What Kind of Stronger?

We've all heard and experienced the profound truth in the phrase: What doesn't kill us makes us stronger. But what kind of stronger? When we're faced with crisis — no matter how painful or unjust — we have the choice to respond in a way that hardens our heart or in a way that softens it.

It's been my experience that that moment of choice doesn't come right away. It comes at some point after the storm has passed — when we're more available to listen. And while there are more and less graceful ways to carry yourself during, it's how we carry ourselves after that can set the course for the next chapter.

Often the best we can do during is hold on tight. Whether it's a business or career-defining project that's gone off the rails, a relationship that's ending, a falling out with an old friend — we do our best to hold on through the hard moments in the heart, the self-doubt, the dings we take to our self-image.
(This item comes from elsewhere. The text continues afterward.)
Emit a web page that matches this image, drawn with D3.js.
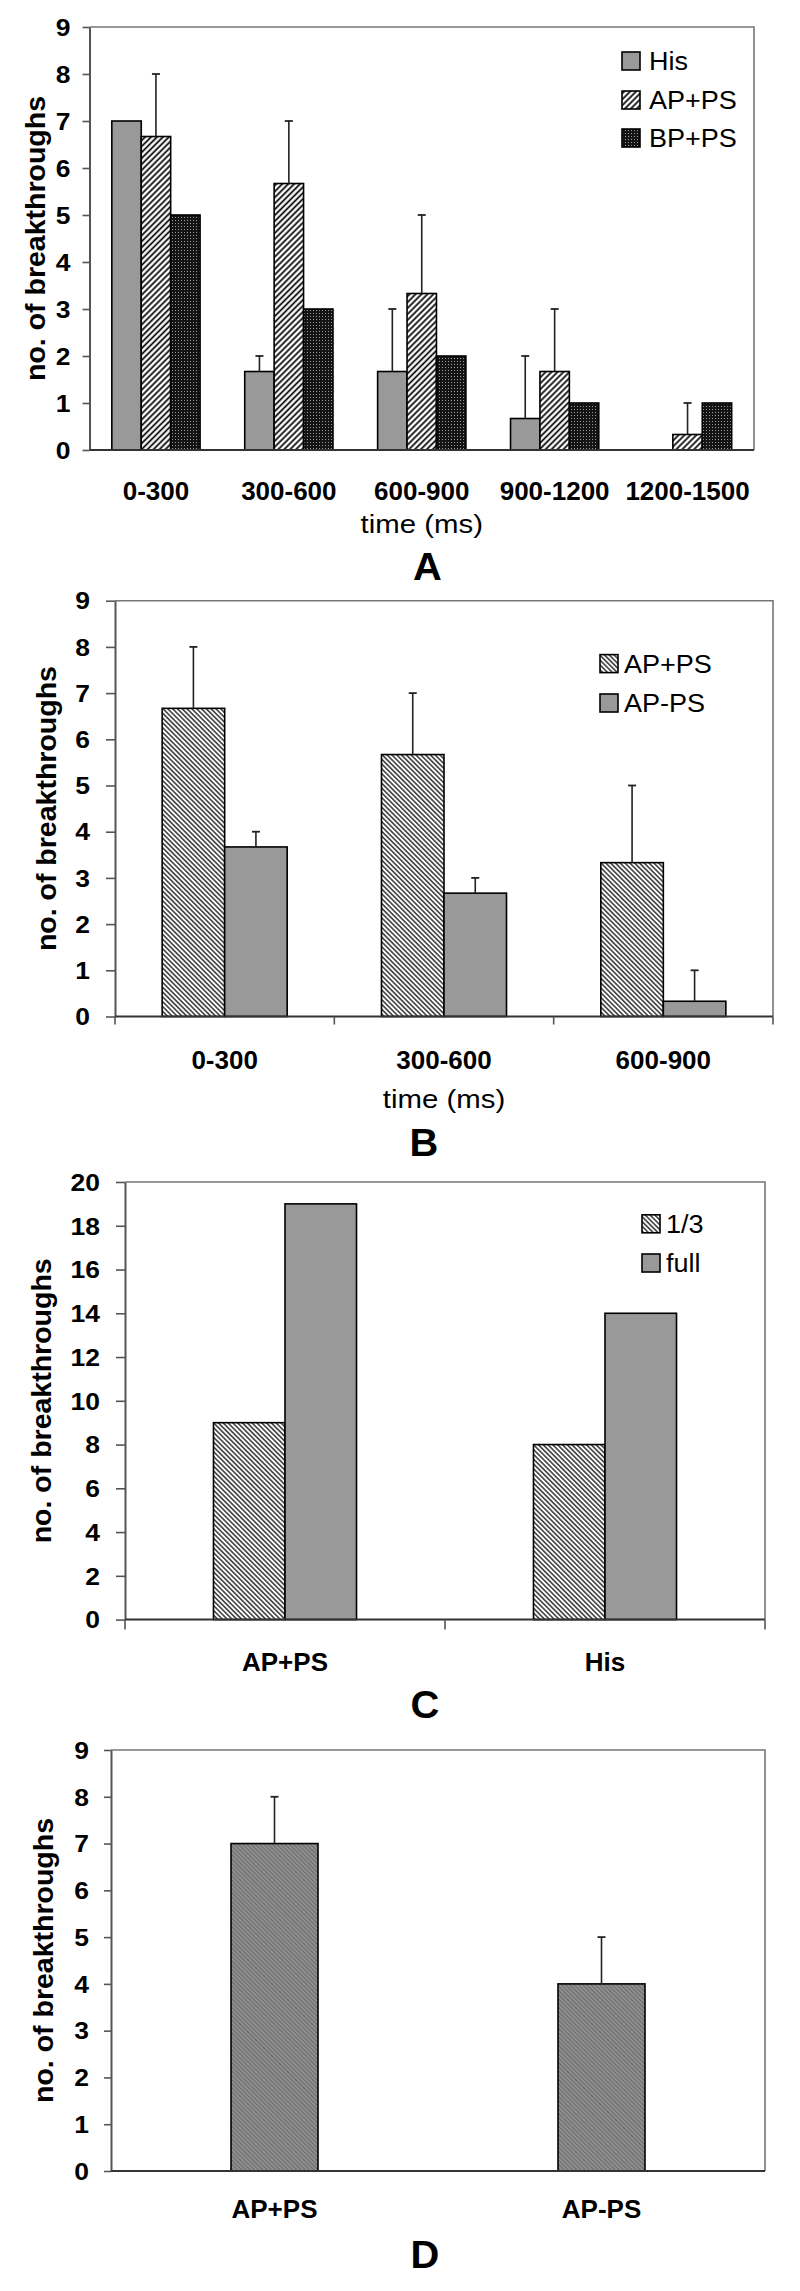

It's only later on when we've built up our reserves that we have room to ask the questions that lead to new answers.

That's the critical moment. How can you embrace what happened — as awkward, painful and perhaps, in hindsight, for the best as it may have been — as a chance not only to learn something new but to become someone new?

Here are some questions you can use to start the exploration:

  1. What was the thing I saw from the beginning but chose to overlook?  What emotional need did it fulfill for me to overlook it?
  2. What did I project onto the situation or person that (without making what I see on the outside untrue) is more true about me?
  3. What part of me do I need to toughen up to have better boundaries the next time something like this happens?
  4. What part of me do I need to soften up to be more receptive to feedback earlier on the next time something like this happens?
  5. And, finally and most importantly: Where would my life go if I didn't need to re-learn this lesson again five years from now?

Life brings us countless opportunities to get stronger. Each of us gets to define what kind of stronger we want that to be.